A Two-Loop Octagon Wilson Loop in N = 4 SYM

TL;DR

This work delivers the first analytic computation of the two-loop remainder for an eight-edged Wilson loop in planar N=4 SYM, expressed in χ-kinematics as a constant plus a product of four logarithms. By employing Mellin–Barnes representations and exploiting Regge-exactness in the quasi-multi-Regge kinematics, the authors obtain a compact, weight-four remainder function R_{8,WL}^{(2)}(χ^+,χ^-) with manifest symmetries. They compare the result to the strong-coupling octagon remainder and find that, contrary to a proposed universality, the weak- and strong-coupling functions do not coincide, though their rescaled forms are only approximately aligned. The findings sharpen our understanding of the coupling dependence of polygonal Wilson loop remainders and motivate further connections to approaches such as the OPE for Wilson loops.

Abstract

In the planar N = 4 supersymmetric Yang-Mills theory at weak coupling, we perform the first analytic computation of a two-loop eight-edged Wilson loop embedded into the boundary of AdS3. Its remainder function is given as a function of uniform transcendental weight four in terms of a constant plus a product of four logarithms.
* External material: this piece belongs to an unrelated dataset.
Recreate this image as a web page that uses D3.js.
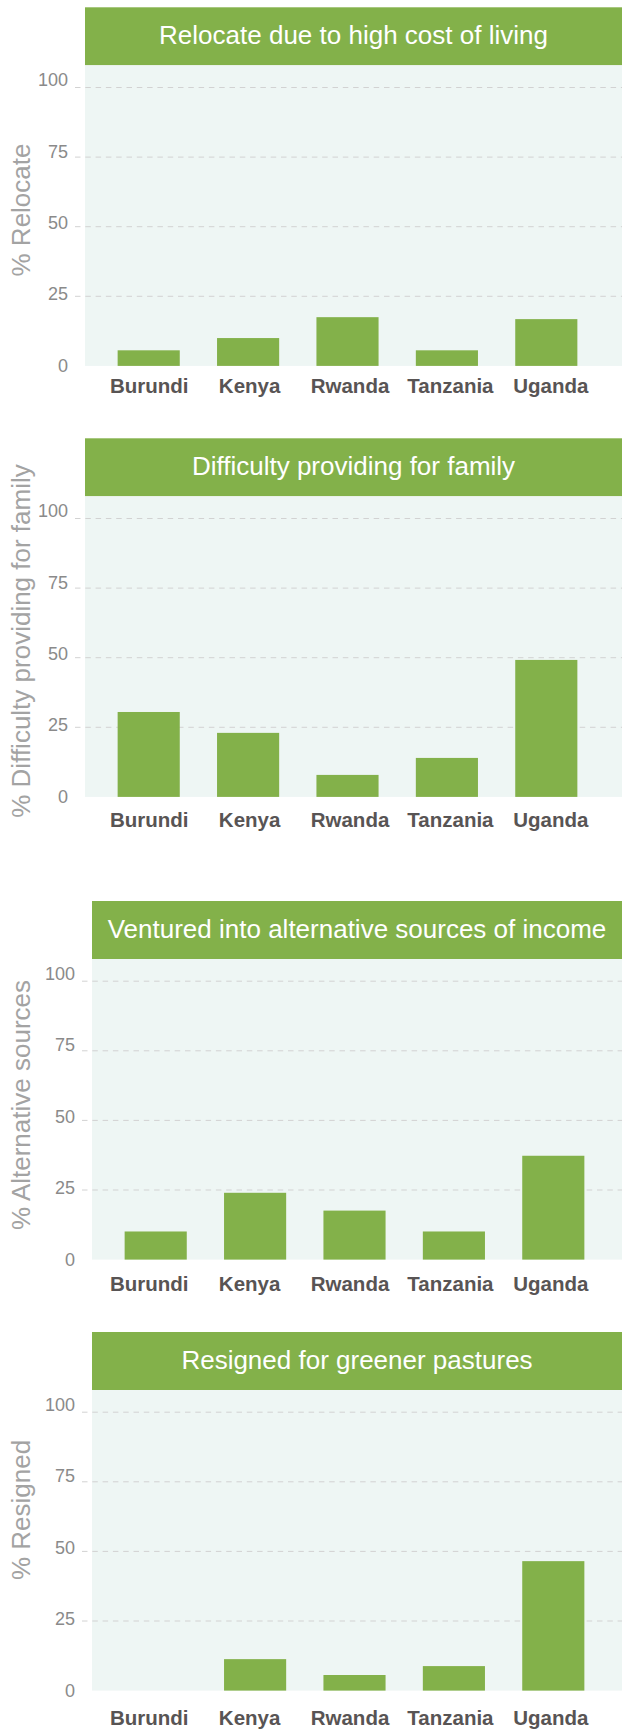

We compare to the strong-coupling result, and test a conjecture on the universality of the remainder function proposed in the literature.

Figures (2)

• Figure 1: Plot for $\overline{R}_{8}^{(2)}$ (red) and $\overline{R}_{8}^\textrm{strong}$ (blue) as a function of $|m|$ for $\phi = 0$ (left) and $\phi = \pi/4$ (right). Note that the two curves basically overlap and that the numerical difference between them is too small to be appreciated by eye.
• Figure 2: Plot for $\overline{R}_{8}^{(2)}$ (red) and $\overline{R}_{8}^\textrm{strong}$ (blue) as a function of $\phi$ for $|m| = 0.2$ (left) and $|m| = 0.45$ (right).